Normally, we used forced choice and false dichotomies during times of significant emotional stress. Our intentions may not be to manipulate, but to force the point that we’re in a situation where neutrality is dangerous. I actually agree with this point. One of my live-by quotes is from Elie Wiesel. “We must always take sides. Neutrality helps the oppressor, never the victim. Silence encourages the tormentor, never the tormented.”
The problem is that these emotional pleas are often not based in facts, and they prey on our fears of not belonging or being seen as wrong or part of the problem. We need to question how the sides are defined. Are these really the only options? Is this the accurate framing for this debate or is this bullshit?
If alternatives exist outside of these forced choices (and they almost always do), then the statements are factually wrong. It’s turning an emotion-driven approach into weaponized belonging. And it always benefits the person throwing down the gauntlet and brandishing those forced, false choices.
The ability to think past either/or situations is the foundation of critical thinking, but still, it requires courage. Getting curious and asking questions happens outside our ideological bunkers. It feels easier and safer to pick a side. The argument is set up in a way that there’s only one real option. If we stay quiet we’re automatically demonized as “the other.”
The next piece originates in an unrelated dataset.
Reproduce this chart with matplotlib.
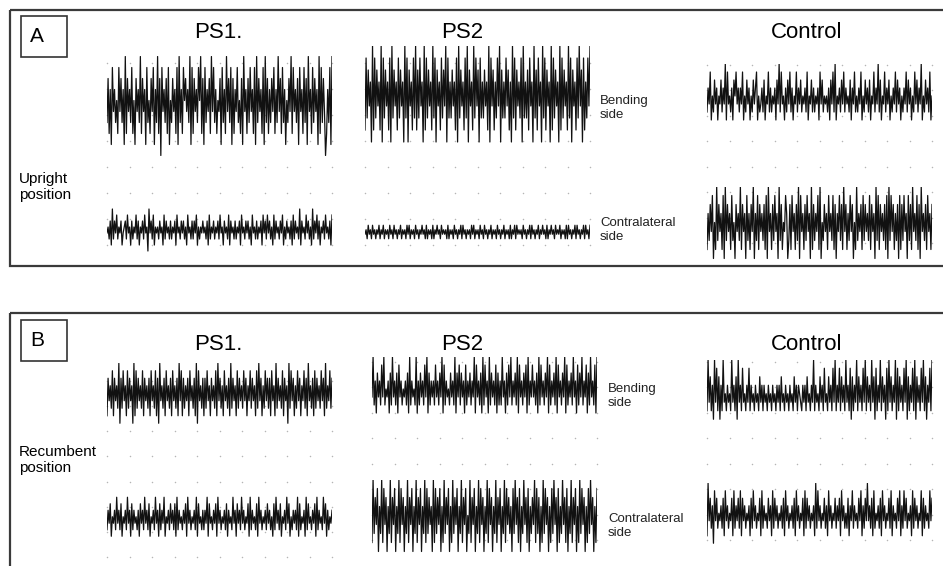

The only true option is to refuse to accept the terms of the argument by challenging the framing of the debate. But make no mistake; this is opting for the wilderness. Why? Because the argument is set up to silence dissent and draw lines in the sand that squelch debate, discussion, and questions—the very processes that we know lead to effective problem solving.
Our silence, however, comes at a very high individual and collective cost. Individually, we pay with our integrity. Collectively, we pay with divisiveness, and even worse, we bypass effective problem solving. Answers that have the force of emotion behind them but are not based in fact rarely provide strategic and effective solutions to nuanced problems.
We normally don’t set up false dilemmas because we’re intentionally bullshitting; we often rely on this device when we’re working from a place of fear, acute emotion, and lack of knowledge. Unfortunately, fear, acute emotion, and lack of knowledge also provide the perfect set-up for uncivil behavior. This is why the bullshit/incivility cycle can become endless.

 

It’s also easier to stay civil when we’re combating lying than it is when we’re speaking truth to bullshit. When we’re bullshitting, we aren’t interested in the truth as a shared starting point. This makes arguing slippery, and it makes us more susceptible to mirroring the BS behavior, which is: The truth doesn’t matter, what I think matters.